Exactly the lines from the one with "Convert this chart to Bokeh code." to the one with "from bokeh.resources import INLINE", both included, are to be printed again; leave out the rest.
##### Provided information #####
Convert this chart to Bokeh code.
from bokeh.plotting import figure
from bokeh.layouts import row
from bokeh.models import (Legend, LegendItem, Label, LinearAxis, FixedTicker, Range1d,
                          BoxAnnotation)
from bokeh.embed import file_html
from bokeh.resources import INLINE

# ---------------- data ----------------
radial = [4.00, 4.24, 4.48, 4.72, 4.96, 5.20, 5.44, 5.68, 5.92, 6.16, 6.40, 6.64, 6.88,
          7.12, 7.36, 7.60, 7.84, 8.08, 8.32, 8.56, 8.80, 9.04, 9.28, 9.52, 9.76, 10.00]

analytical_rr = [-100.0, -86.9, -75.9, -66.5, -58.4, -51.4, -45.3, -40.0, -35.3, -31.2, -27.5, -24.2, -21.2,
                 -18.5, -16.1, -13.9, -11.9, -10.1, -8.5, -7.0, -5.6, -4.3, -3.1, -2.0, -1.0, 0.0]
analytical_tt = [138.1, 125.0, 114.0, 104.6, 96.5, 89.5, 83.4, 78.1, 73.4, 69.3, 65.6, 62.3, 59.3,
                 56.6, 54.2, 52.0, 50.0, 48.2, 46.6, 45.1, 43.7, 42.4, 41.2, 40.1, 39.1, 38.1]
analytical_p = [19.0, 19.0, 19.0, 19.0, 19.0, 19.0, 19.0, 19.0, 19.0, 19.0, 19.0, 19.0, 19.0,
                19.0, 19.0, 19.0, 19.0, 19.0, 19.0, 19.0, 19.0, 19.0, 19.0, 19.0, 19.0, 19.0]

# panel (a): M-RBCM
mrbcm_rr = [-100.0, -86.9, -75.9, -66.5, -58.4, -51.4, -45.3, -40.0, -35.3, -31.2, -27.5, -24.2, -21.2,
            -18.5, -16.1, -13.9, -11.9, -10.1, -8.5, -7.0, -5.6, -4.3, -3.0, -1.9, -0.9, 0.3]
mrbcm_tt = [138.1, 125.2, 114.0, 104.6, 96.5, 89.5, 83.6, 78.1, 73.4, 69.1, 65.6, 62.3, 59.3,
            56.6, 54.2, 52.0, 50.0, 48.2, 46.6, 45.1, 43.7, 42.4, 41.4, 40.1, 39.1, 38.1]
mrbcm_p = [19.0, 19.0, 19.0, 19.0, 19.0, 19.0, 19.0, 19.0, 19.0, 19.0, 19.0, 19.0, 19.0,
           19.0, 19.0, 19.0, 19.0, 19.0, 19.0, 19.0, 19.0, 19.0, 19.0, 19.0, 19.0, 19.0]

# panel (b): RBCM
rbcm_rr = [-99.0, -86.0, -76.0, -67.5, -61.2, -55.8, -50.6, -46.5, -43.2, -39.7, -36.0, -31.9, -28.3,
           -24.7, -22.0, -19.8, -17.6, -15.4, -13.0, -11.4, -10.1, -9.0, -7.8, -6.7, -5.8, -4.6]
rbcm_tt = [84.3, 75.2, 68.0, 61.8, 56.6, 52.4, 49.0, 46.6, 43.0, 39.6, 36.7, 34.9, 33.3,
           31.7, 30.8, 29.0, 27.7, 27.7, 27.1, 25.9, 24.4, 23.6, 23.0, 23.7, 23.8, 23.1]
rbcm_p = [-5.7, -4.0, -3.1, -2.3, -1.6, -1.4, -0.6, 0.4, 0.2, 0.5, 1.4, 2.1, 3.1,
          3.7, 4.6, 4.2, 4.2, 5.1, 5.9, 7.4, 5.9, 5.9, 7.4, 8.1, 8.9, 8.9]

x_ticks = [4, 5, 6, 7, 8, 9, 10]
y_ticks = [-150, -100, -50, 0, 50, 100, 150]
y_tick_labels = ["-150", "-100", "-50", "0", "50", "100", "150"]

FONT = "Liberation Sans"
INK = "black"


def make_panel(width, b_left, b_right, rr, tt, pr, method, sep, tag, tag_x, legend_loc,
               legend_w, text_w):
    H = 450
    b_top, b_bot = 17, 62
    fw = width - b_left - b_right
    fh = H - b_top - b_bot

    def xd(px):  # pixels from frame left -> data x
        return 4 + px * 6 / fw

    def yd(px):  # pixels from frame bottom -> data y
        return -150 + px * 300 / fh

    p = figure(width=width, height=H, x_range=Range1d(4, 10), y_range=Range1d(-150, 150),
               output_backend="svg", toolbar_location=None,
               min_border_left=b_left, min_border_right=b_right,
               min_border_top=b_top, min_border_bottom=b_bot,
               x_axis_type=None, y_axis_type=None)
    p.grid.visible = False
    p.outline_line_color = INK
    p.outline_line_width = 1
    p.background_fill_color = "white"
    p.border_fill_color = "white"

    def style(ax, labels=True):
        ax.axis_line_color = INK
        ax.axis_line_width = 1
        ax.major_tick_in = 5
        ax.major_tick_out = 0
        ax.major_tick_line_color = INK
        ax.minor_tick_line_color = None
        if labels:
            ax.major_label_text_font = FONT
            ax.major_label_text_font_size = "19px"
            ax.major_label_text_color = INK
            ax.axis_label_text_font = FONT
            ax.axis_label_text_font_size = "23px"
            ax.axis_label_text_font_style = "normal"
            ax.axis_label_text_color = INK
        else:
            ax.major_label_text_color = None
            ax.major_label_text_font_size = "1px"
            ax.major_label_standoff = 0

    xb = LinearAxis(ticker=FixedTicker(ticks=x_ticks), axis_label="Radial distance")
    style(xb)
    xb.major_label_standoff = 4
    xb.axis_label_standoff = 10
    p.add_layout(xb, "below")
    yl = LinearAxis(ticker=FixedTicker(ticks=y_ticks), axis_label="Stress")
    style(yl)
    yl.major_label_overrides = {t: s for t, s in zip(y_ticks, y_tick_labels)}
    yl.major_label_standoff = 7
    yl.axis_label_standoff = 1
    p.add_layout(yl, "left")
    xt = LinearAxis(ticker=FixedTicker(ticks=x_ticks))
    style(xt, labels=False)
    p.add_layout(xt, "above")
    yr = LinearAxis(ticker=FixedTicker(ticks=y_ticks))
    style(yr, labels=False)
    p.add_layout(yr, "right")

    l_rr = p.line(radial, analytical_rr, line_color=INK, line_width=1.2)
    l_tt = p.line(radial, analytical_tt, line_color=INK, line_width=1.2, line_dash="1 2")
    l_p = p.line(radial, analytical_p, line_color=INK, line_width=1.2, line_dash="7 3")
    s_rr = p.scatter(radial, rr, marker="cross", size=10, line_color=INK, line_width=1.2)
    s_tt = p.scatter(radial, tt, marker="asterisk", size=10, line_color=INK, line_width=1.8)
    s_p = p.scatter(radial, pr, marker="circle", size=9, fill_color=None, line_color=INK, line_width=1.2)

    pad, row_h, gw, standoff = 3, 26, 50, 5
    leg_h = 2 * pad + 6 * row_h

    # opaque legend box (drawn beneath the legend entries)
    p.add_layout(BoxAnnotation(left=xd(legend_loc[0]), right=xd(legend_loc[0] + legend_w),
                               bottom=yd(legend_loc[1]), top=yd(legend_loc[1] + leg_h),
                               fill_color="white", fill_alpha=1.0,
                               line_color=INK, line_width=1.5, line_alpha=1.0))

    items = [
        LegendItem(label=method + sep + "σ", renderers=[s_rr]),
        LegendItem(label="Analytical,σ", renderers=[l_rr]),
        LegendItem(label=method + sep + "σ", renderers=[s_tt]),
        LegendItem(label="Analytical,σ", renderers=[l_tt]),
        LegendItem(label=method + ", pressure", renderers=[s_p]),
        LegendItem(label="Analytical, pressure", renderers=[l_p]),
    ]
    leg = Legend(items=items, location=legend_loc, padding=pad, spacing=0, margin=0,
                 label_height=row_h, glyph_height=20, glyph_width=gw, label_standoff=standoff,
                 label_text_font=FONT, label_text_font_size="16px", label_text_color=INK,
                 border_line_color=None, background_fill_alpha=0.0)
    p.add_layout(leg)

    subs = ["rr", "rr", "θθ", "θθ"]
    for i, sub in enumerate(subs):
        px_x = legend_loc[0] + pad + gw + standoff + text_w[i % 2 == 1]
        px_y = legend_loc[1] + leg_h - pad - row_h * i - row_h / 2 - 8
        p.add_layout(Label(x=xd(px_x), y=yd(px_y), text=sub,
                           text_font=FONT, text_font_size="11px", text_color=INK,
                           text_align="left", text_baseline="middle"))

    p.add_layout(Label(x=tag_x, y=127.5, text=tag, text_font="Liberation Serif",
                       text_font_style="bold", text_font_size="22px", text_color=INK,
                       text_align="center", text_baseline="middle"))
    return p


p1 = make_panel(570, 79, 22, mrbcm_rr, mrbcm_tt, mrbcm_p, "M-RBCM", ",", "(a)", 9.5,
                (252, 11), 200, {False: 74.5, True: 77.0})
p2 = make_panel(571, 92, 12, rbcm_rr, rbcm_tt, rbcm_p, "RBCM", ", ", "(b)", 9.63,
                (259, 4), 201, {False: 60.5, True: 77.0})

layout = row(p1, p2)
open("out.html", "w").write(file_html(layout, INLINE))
#####
##### Provided information #####
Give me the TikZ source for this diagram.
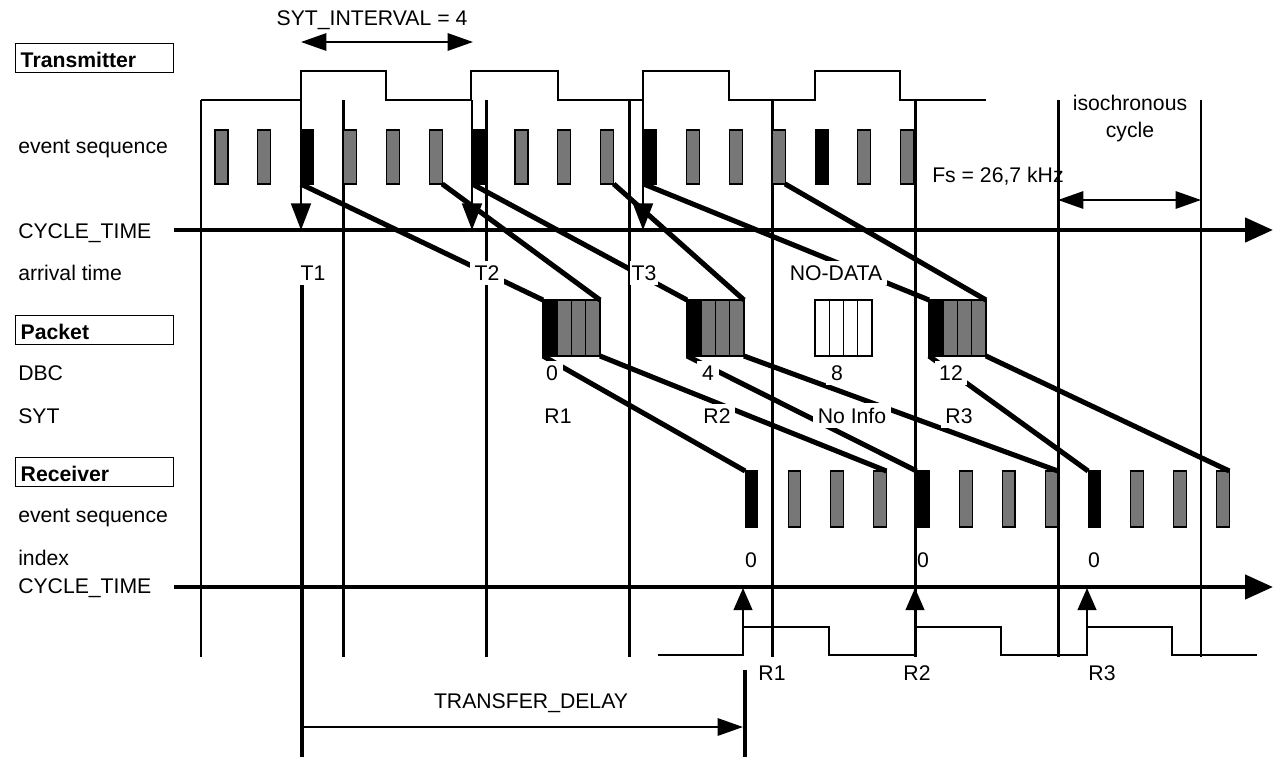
#####
**Reply to the exercise:**
Convert this chart to Bokeh code.
from bokeh.plotting import figure
from bokeh.layouts import row
from bokeh.models import (Legend, LegendItem, Label, LinearAxis, FixedTicker, Range1d,
                          BoxAnnotation)
from bokeh.embed import file_html
from bokeh.resources import INLINE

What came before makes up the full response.